Tuesday, October 20, 2009

Only minimal progress so far in Buy American dispute, says trade minister

OTTAWA — Ottawa has received a first hint of progress in its appeal to Washington to create a Canadian exception to Buy American laws, says Trade Minister Stockwell Day.

But Day made it clear Monday that the two sides are nowhere close to resolving the dispute over protectionist clauses that keep Canadian suppliers from bidding on federal infrastructure projects funded under the U.S. stimulus program.

"This is going to be ongoing. I don't want anybody thinking we are going to be having an announcement in one week or two weeks," Day said after meeting Monday in Dallas with his U.S. counterpart, Trade Representative Ron Kirk.

"Their response to us is positive in the sense we've seen movement, but I'm not raising hopes here," Day said in a conference call. "There are some areas where we have compatibility and other areas we're sending back to them."

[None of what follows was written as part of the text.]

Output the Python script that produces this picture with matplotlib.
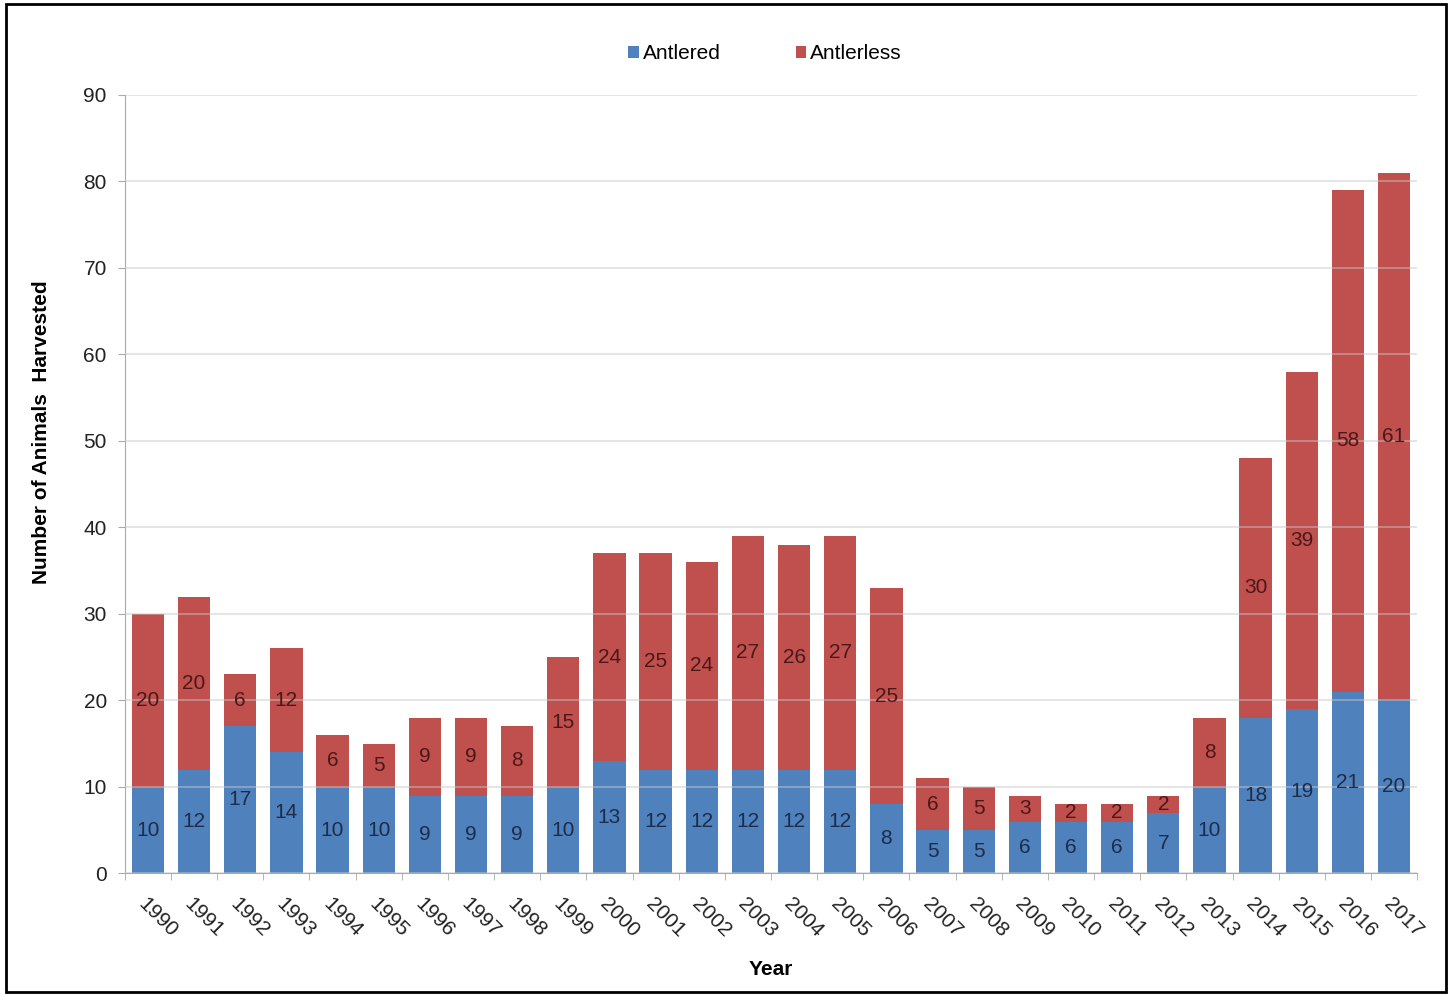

Day said Canada will come back with a counter-proposal when negotiators return to the table next week, but would not be specific.

The issue has some urgency because analysts believe most of the US$290 billion in U.S. federal stimulus that Canadian suppliers and manufacturers might qualify to bid on is expected to be allocated next year.

Yet Day said a previous media report that a deal was imminent had "no foundation."

U.S. analysts have suggested one sticking point is that provincial leaders in Canada have not agreed to open all areas of procurement to foreign firms.

But Day appeared to downplay the problem, saying U.S. negotiators appreciate that the provinces have made substantial concessions in agreeing to abide by the same procurement rules that exist at the federal level.

On that issue, the arrival in Washington of former Manitoba premier Gary Doer as Canada's new ambassador to the United States will be useful, Day said.

"He is gong to be able to give insights to those in Congress about how far provinces have come on this," Day said. "He's going to be a great asset."

Day also said the United States accepts the concept of a Canadian waiver, saying that one was issued for broadband technology procurement in July.

Day was in Dallas for a meeting of the NAFTA trade commission. The three ministers agreed to pursue initiatives to increase economic co-operation between Canada, the U.S. and Mexico.